Troppa violenza in discoteca, i gestori: «Servizi di ordine pubblico a pagamento»
La proposta di Giannino Venerandi, vicepresidente provinciale del Silb, dopo l’omicidio di Lorenzo Cristea a Castelfranco: «Da soli non ce la facciamo». Nel mirino dei gestori anche la musica trap che a volte condiziona i comportamenti

Forze dell’ordine fuori dai locali, per un divertimento sicuro. È la proposta di Giannino Venerandi, vicepresidente provinciale di Silb – l’associazione delle imprese di intrattenimento, da ballo e di spettacolo, che fa capo a Fipe – per gestire i giovani clienti delle discoteche, sempre più attratti dal linguaggio della violenza.

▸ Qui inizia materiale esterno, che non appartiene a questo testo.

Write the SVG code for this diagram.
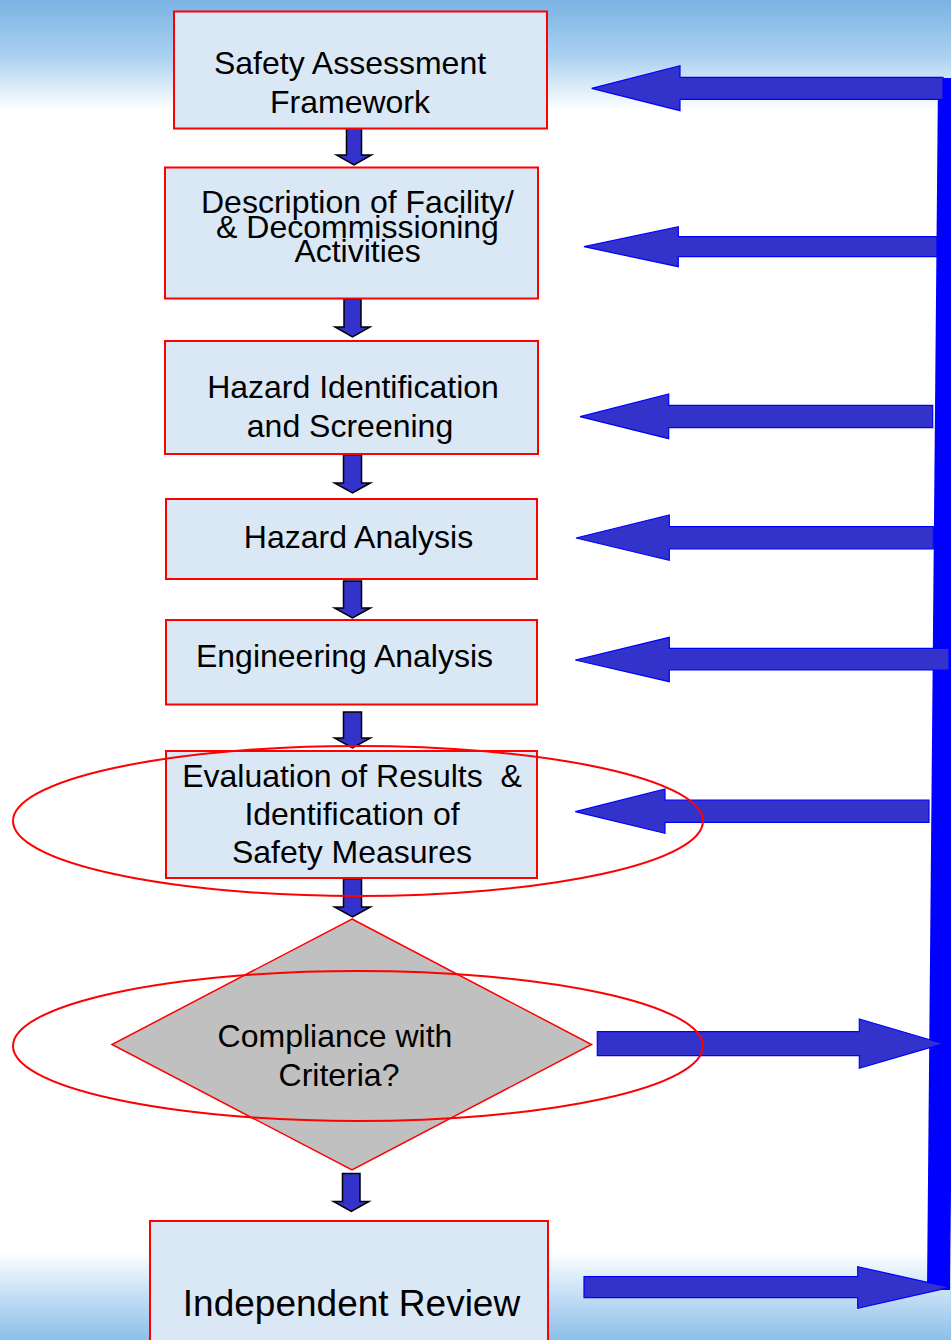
<svg xmlns="http://www.w3.org/2000/svg" width="951" height="1340" viewBox="0 0 951 1340">
<defs>
<linearGradient id="gTop" x1="0" y1="0" x2="0" y2="1">
<stop offset="0" stop-color="#7ab3e3"/>
<stop offset="0.5" stop-color="#a9d0f0"/>
<stop offset="1" stop-color="#ffffff"/>
</linearGradient>
<linearGradient id="gBot" x1="0" y1="0" x2="0" y2="1">
<stop offset="0" stop-color="#ffffff"/>
<stop offset="0.5" stop-color="#c3def5"/>
<stop offset="1" stop-color="#8cbfea"/>
</linearGradient>
<style>
.box{fill:#dae8f6;stroke:#ff0000;stroke-width:2}
.dia{fill:#c0c0c0;stroke:#ff0000;stroke-width:1.5}
.ell{fill:none;stroke:#ff0000;stroke-width:2}
.down{fill:#3333cc;stroke:#000000;stroke-width:1.5;stroke-linejoin:miter}
.big{fill:#3333cc;stroke:#0000ff;stroke-width:1.2}
.t{font-family:"Liberation Sans",Arial,sans-serif;font-size:32px;fill:#000000;text-anchor:middle;white-space:pre}
</style>
</defs>
<rect x="0" y="0" width="951" height="1340" fill="#ffffff"/>
<rect x="0" y="0" width="951" height="110" fill="url(#gTop)"/>
<rect x="0" y="1252" width="951" height="88" fill="url(#gBot)"/>

<g id="connectors">
<polygon points="938,78 962,78 950,1290 927,1290" fill="#0000ff"/>
<path class="big" d="M943,77.3 L680,77.3 L680,65.7 L591.7,88.3 L680,110.7 L680,99.3 L943,99.3 Z"/>
<path class="big" d="M937,236.7 L678.3,236.7 L678.3,226.7 L584,246.7 L678.3,266.7 L678.3,256.7 L937,256.7 Z"/>
<path class="big" d="M932.7,405.3 L668.7,405.3 L668.7,394 L580,416.7 L668.7,438.7 L668.7,427.7 L932.7,427.7 Z"/>
<path class="big" d="M933.3,526.7 L669.3,526.7 L669.3,515 L576,538 L669.3,560.3 L669.3,549 L933.3,549 Z"/>
<path class="big" d="M949,648.3 L669.3,648.3 L669.3,637.3 L575.3,660 L669.3,681.7 L669.3,670 L949,670 Z"/>
<path class="big" d="M929,800 L665,800 L665,789 L575.3,811.7 L665,833.3 L665,822.3 L929,822.3 Z"/>
<path class="big" d="M597.3,1031.7 L859.3,1031.7 L859.3,1019 L943.3,1043.7 L859.3,1068.3 L859.3,1055.7 L597.3,1055.7 Z"/>
<path class="big" d="M584,1276.7 L857.7,1276.7 L857.7,1266.7 L950,1287.3 L857.7,1308.3 L857.7,1297.7 L584,1297.7 Z"/>
<path class="down" d="M346.5,128 L361.5,128 L361.5,155 L371.5,155 L354,165 L336.5,155 L346.5,155 Z"/>
<path class="down" d="M344,299 L361,299 L361,327 L370,327 L352.5,337 L335,327 L344,327 Z"/>
<path class="down" d="M343.5,455 L361.5,455 L361.5,483 L370.5,483 L352.5,493 L334.5,483 L343.5,483 Z"/>
<path class="down" d="M343.5,581 L361.5,581 L361.5,608 L370.5,608 L352.5,618 L334.5,608 L343.5,608 Z"/>
<path class="down" d="M343.5,712 L361.5,712 L361.5,738 L370.5,738 L352.5,748 L334.5,738 L343.5,738 Z"/>
<path class="down" d="M343.5,879 L361.5,879 L361.5,907 L370.5,907 L352.5,917 L334.5,907 L343.5,907 Z"/>
<path class="down" d="M342.5,1173.5 L360,1173.5 L360,1201.5 L369,1201.5 L351.3,1211.5 L333.5,1201.5 L342.5,1201.5 Z"/>
</g>

<g id="n1">
<rect class="box" x="174" y="11.5" width="373" height="117"/>
<text class="t" x="350" y="74">Safety Assessment</text>
<text class="t" x="350" y="113">Framework</text>
</g>
<g id="n2">
<rect class="box" x="165" y="167.5" width="373" height="131"/>
<text class="t" x="357.5" y="213">Description of Facility/</text>
<text class="t" x="357.5" y="238">&amp; Decommissioning</text>
<text class="t" x="357.5" y="262">Activities</text>
</g>
<g id="n3">
<rect class="box" x="165" y="341" width="373" height="113"/>
<text class="t" x="353" y="398">Hazard Identification</text>
<text class="t" x="350" y="437">and Screening</text>
</g>
<g id="n4">
<rect class="box" x="166" y="499" width="371" height="80"/>
<text class="t" x="358.5" y="548">Hazard Analysis</text>
</g>
<g id="n5">
<rect class="box" x="166" y="620" width="371" height="84.5"/>
<text class="t" x="344.5" y="667">Engineering Analysis</text>
</g>
<g id="n6">
<rect class="box" x="166" y="751" width="371" height="127"/>
<text class="t" x="352" y="787">Evaluation of Results  &amp;</text>
<text class="t" x="352" y="825">Identification of</text>
<text class="t" x="352" y="863">Safety Measures</text>
</g>
<g id="n7">
<polygon class="dia" points="352,919 591.5,1044.5 352,1170 112,1044.5"/>
<text class="t" x="335" y="1047">Compliance with</text>
<text class="t" x="339" y="1086">Criteria?</text>
</g>
<g id="n8">
<rect class="box" x="150" y="1221" width="398" height="130"/>
<text class="t" x="351.5" y="1316" style="font-size:37px">Independent Review</text>
</g>
<g id="highlights">
<ellipse class="ell" cx="358" cy="821" rx="345" ry="75"/>
<ellipse class="ell" cx="358" cy="1046" rx="345" ry="75"/>
</g>
</svg>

A una settimana dall’accoltellamento e dalla morte del 20enne Lorenzo Cristea, a qualche centinaio di metri dal Playa Beach Club, sabato sera il titolare Christian Simioni ha chiamato a raccolta amministratori e imprenditori del settore. Invitandoli tutti all’Arya’s, l’altro locale da lui gestito, sempre a Castelfranco ma in zona ex Melody. È lì che, nel corso di un dialogo commosso, sono state condivise preoccupazioni, esperienze, proposte per affrontare un mondo giovanile profondamente cambiato, anche nel modo di divertirsi.
La proposta
«Noi come attività dobbiamo seguire norme specifiche – ha detto Venerandi –. Per i locali che hanno grandi capienze, come quello che gestisco, c’è una norma nazionale che prevede che oltre le 1.500 persone contemporaneamente presenti all’interno, siamo obbligati ad avere la sicurezza dei vigili del fuoco. È un servizio che siamo tenuti a pagare, come imprenditori, facendone richiesta. Più persone prevediamo, più operatori dei pompieri dobbiamo coinvolgere. Sono pubblici ufficiali e gestiscono ad esempio la sicurezza delle strutture e l’esodo. Ecco, io pagherei volentieri anche carabinieri e poliziotti per aiutarci a governare gli altri aspetti della sicurezza, all’esterno del locale. Anche in chiave preventiva. Come avviene nei grandi concerti».
La musica dei trapper
Una proposta, quella di Venerandi, che scaturisce da un dato di fatto. La musica è cambiata. I testi di tanti trapper sono aggressivi e incitano alla violenza.
«Un grosso problema – commenta Venerandi –. Le parole delle loro canzoni vanno contro ciò che cerchiamo di insegnare perché, va detto, noi gestori abbiamo un compito simile a quello dei genitori. Chiaramente la trasgressione c’è sempre stata. Ma oggi viene amplificata, diventando sempre più pericolosa».
Eppure i trapper continuano ad animare le serate dei locali. E così agli addetti non rimane che stabilire un equilibrio tra domanda della clientela, rischi e buon senso. «Le case discografiche – afferma Venerandi – sono le prime responsabili. Pur di fare business, lanciano tali prodotti. Qualche volta dobbiamo accettare di ospitare questi artisti».
L’episodio
Puntualmente arrivano le sorprese. «Uno di loro – racconta Venerandi, patron dell’Odissea di Spresiano – è venuto a fare una serata. Avevamo lasciato fuori alcuni gruppi di ragazzi rissosi e agitati. Una volta arrivato questo famoso trapper, gli esclusi hanno accerchiano la sua macchina. Lui li ha calmati cercando di capire cosa fosse successo. “Non ci fanno entrare” hanno detto loro. E lui, rivolto ai miei collaboratori: “Io non mi esibisco se non fate entrare anche loro”. Avremmo potuto dire a questo signore di andarsene, ma aveva già preso in anticipo l’intero cachet, peraltro molto ingente. Dentro lo attendevano oltre 2 mila persone. Se l’avessi mandato via, avrei creato maggiori danni. Spesso – conclude – ci troviamo a gestire problemi che non partono da noi, ma che ci arrivano addosso».